Sedangkan, di India, meski sama-sama menganut sistem common law, agak sedikit berbeda dengan Inggris. Selain diatur dalam UU Contempt of Court (1971), India juga menyebutkan ke dalam Undang-Undang Dasar-nya bahwa contempt of court sebagai pembatasan kebebasan berekspresi dan kebebasan berbicara atau berpendapat.

Di India, lanjut Bagir, civil contempt tidak hanya karena tidak menjalankan perintah pengadilan, tetapi juga menyangkut hal-hal lain. Misalnya, perbuatan yang meliputi tidak mematuhi atau tidak menjalankan putusan pengadilan, ketetapan pengadilan, petunjuk pengadilan atau proses lain di pengadilan, atau dengan sengaja menghalangi proses peradilan.
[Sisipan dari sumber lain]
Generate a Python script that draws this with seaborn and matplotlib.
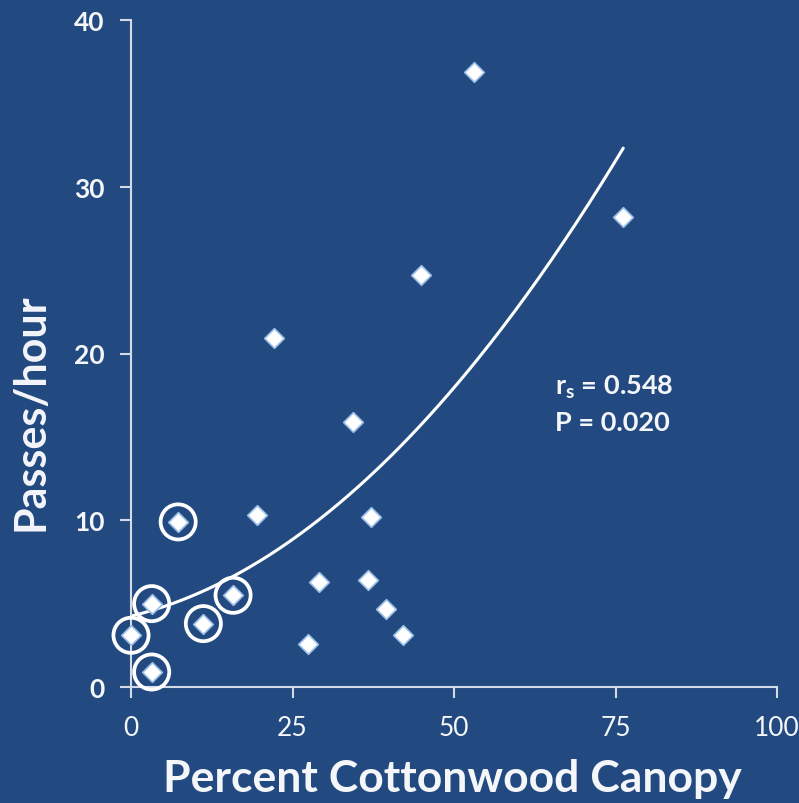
"""
Passes/hour vs percent cottonwood canopy, with a quadratic trend curve.
"""

import numpy as np
import pandas as pd
import matplotlib.pyplot as plt
import seaborn as sns

# values
canopy = [53.1, 76.1, 44.9, 22.1, 34.3, 19.5, 37.1, 7.3, 29.1, 36.7,
          39.5, 42.1, 27.4, 15.8, 11.2, 3.2, 0.0, 3.2]
passes = [36.9, 28.2, 24.7, 20.9, 15.9, 10.3, 10.2, 9.9, 6.3, 6.4,
          4.7, 3.1, 2.6, 5.5, 3.8, 5.0, 3.1, 0.9]
circled = [False, False, False, False, False, False, False, True, False, False,
           False, False, False, True, True, True, True, True]

# trend curve: passes = a + b*x + c*x^2, drawn from 0 to 76
trend_coef = [4.25, 0.094, 0.0036]
trend_range = [0.0, 76.2]

x_ticks = [0, 25, 50, 75, 100]
y_ticks = [0, 10, 20, 30, 40]
stats_lines = [r"$\mathbf{r_s}$ = 0.548", "P = 0.020"]

BG = "#224a80"
FG = "#f4f6fa"
AXIS = "#d5dbe6"

sns.set_style("ticks")
plt.rcParams["font.family"] = ["Lato", "DejaVu Sans"]
plt.rcParams["mathtext.fontset"] = "custom"
plt.rcParams["mathtext.rm"] = "Lato"
plt.rcParams["mathtext.bf"] = "Lato:bold"
plt.rcParams["mathtext.it"] = "Lato:italic"

df = pd.DataFrame({"canopy": canopy, "passes": passes, "circled": circled})
xs = np.linspace(trend_range[0], trend_range[1], 200)
a, b, c = trend_coef
trend = pd.DataFrame({"canopy": xs, "passes": a + b * xs + c * xs ** 2})

fig = plt.figure(figsize=(7.99, 8.04), dpi=100, facecolor=BG)
ax = fig.add_axes([131 / 799, 1 - 688 / 804, 646 / 799, 667 / 804])
ax.set_facecolor(BG)

sns.lineplot(data=trend, x="canopy", y="passes", color="white", linewidth=2.2, ax=ax)
sns.scatterplot(data=df[df["circled"]], x="canopy", y="passes", marker="o", s=640,
                facecolor="none", edgecolor="white", linewidth=2.7, ax=ax, clip_on=False,
                zorder=4)
sns.scatterplot(data=df, x="canopy", y="passes", marker="D", s=100, color="white",
                edgecolor="#9cc0e8", linewidth=1.2, ax=ax, clip_on=False, zorder=5)

ax.set_xlim(0, 100)
ax.set_ylim(0, 40)
ax.set_xticks(x_ticks)
ax.set_yticks(y_ticks)
sns.despine(ax=ax)
for side in ["left", "bottom"]:
    ax.spines[side].set_color(AXIS)
    ax.spines[side].set_linewidth(1.5)
ax.tick_params(axis="both", colors=AXIS, length=8, width=1.5, labelcolor=FG)
ax.tick_params(axis="x", labelsize=19, pad=12)
ax.tick_params(axis="y", labelsize=19, pad=11)
for lab in ax.get_yticklabels():
    lab.set_fontweight("bold")

ax.set_xlabel("Percent Cottonwood Canopy", fontsize=32, fontweight="bold", color=FG)
ax.set_ylabel("Passes/hour", fontsize=31, fontweight="bold", color=FG)
ax.xaxis.set_label_coords(0.497, -0.106)
ax.yaxis.set_label_coords(-0.125, 0.414)

for i, line in enumerate(stats_lines):
    ax.text(65.6, 18.0 - 2.1 * i, line, fontsize=19.5, fontweight="bold", color=FG,
            ha="left", va="center")

fig.savefig("out.png", dpi=100, facecolor=BG)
Bagir menjelaskan criminal contempt menyangkut tiga hal. Yakni, pertama, mempermalukan atau bermaksud mempermalukan, atau merendahkan atau bermaksud merendahkan pengadilan. Kedua, berprasangka, atau mencampuri atau bermaksud mencampuri jalannya peradilan. Ketiga, mencampuri atau bermaksud mencampuri, atau menghalangi atau bermaksud menghalangi penyelenggaraan peradilan.

Sayangnya, lanjut Bagir, tradisi adanya UU Contempt of Court tidak ada dalam sistem hukum Civil Law (Eropa Kontinental), seperti yang dianut Indonesia. Selain tak (belum) memiliki UU Contempt of Court, hal itu juga tidak terdapat di UUD 1945.

“Dalam UUD 1945 tidak dijumpai ketentuan mengenai contempt of court. Karena itu tidaklah mengherankan –terutama sejak reformasi- setiap orang di depan umum dapat mencampuri, menelanjangi, meremehkan dan mecelehkan pengadilan,” ujarnya.

Hakim Agung Salman Luthan menilai pentingnya UU Contempt of Court untuk menjaga independensi peradilan di Indonesia. “Di negara-negara common law, ketentuan hukum mengenai contempt of court diadakan untuk melindungi proses peradilan dari campur tangan media melalui pemberitaannya, dan dari para lawyer dalam memberikan pembelaan kepada kliennya, dan dari kekuatan-kekuatan lain yang ingin mencampuri proses peradilan,” pungkas Salman.